The risk of a total wipeout when holding direct shares of established mega-cap companies is statistically minor. Barring an unprecedented corporate fraud or systemic bankruptcy, a company’s stock price rarely plummets to zero in a single session. If the market takes a dive, you retain your shares and can wait for an economic recovery.

The risk profile of a 2x leveraged ETF is entirely different. Because it operates on a 2x multiplier, a single-day drop of 50% or more in the underlying stock will theoretically wipe out the ETF's net asset value (NAV) entirely.

To prevent absolute ruin, these funds employ intraday rebalancing triggers and stop-out mechanisms. If a stock experiences extreme gaps down at the market open, the fund may be forced to liquidate its derivative positions at the worst possible prices to prevent going into negative equity.
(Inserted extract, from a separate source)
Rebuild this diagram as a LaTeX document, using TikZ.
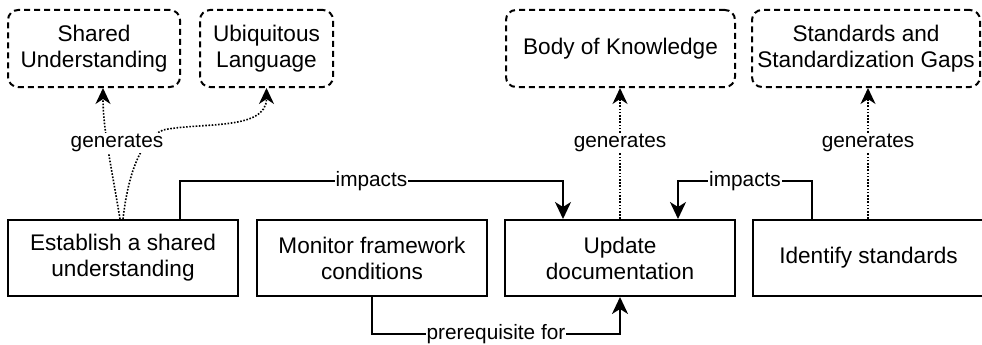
\documentclass[tikz,border=0pt]{standalone}
\usepackage{fontspec}
\setmainfont{Liberation Sans}
\usetikzlibrary{arrows.meta,calc}

\tikzset{
  procbox/.style={draw, line width=2pt, rectangle, minimum width=230pt, minimum height=76pt,
    align=center, inner sep=2pt, font=\fontsize{22.6}{26}\selectfont},
  resultbox/.style={draw, line width=2pt, dash pattern=on 6pt off 4pt, rounded corners=10pt,
    minimum height=77pt, align=center, inner sep=2pt, font=\fontsize{22.6}{26}\selectfont},
  flow/.style={line width=2pt, -{Stealth[length=17pt,width=16pt,inset=5pt]}},
  gen/.style={line width=1.6pt, dash pattern=on 1.6pt off 1.6pt,
    -{Stealth[length=16pt,width=15pt,inset=5pt]}},
  lbl/.style={fill=white, inner sep=1pt, font=\fontsize{20.8}{24}\selectfont}
}

\begin{document}
\begin{tikzpicture}[x=1pt,y=-1pt]
  \useasboundingbox[fill=white] (0,0) rectangle (982,345);

  % activities
  \node[procbox] (est) at (123,258) {Establish a shared\\understanding};
  \node[procbox] (mon) at (372,258) {Monitor framework\\conditions};
  \node[procbox] (upd) at (620,258) {Update\\documentation};
  \node[procbox, minimum width=231pt] (ids) at (868.5,258) {Identify standards};

  % results
  \node[resultbox, minimum width=172pt] (shu) at (94,48.5) {Shared\\Understanding};
  \node[resultbox, minimum width=133pt] (ubl) at (266.5,48.5) {Ubiquitous\\Language};
  \node[resultbox, minimum width=229pt] (bok) at (620.5,48.5) {Body of Knowledge};
  \node[resultbox, minimum width=228pt] (std) at (866,48.5) {Standards and\\Standardization Gaps};

  % impacts / prerequisite connectors
  \draw[flow] ([xshift=57pt]est.north) -- ++(0,-38) -| ([xshift=-57pt]upd.north)
    node[lbl, pos=0.25] {impacts};
  \draw[flow] ([xshift=-56.5pt]ids.north) -- ++(0,-38) -| ([xshift=58pt]upd.north)
    node[lbl, pos=0.25] {impacts};
  \draw[flow] (mon.south) -- ++(0,37) -| (upd.south)
    node[lbl, pos=0.25] {prerequisite for};

  % generates connectors
  \coordinate (estA) at ([xshift=-3pt]est.north);
  \coordinate (estB) at (est.north);
  \draw[gen] (estA) .. controls (112,170) and (103,130) .. ([xshift=9pt]shu.south);
  \draw[gen] (estB) .. controls (128,175) and (140,140) .. (163,130)
    .. controls (200,122) and ($(ubl.south)+(0,43)$) .. (ubl.south);
  \node[lbl] (genL) at (117,143) {generates};

  \draw[gen] (upd.north) -- (upd.north |- bok.south) node[lbl, pos=0.58] {generates};
  \draw[gen] ([xshift=-0.5pt]ids.north) -- ([xshift=-0.5pt]ids.north |- std.south)
    node[lbl, pos=0.58] {generates};
\end{tikzpicture}
\end{document}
This locks in catastrophic losses for shareholders with zero chance of recovery, even if the underlying stock bounces back the following week.


Strategic Takeaway

Choosing between these two instruments comes down to your time horizon and risk tolerance. Direct shares remain the bedrock of sustainable wealth accumulation, offering simplicity, stability, and long-term compounding. 2x single stock ETFs are sophisticated, high-octane tools designed for active traders who can monitor positions minute by minute and cut losses aggressively. Always read the prospectus, understand the compounding math, and never mistake short-term leverage for long-term investing.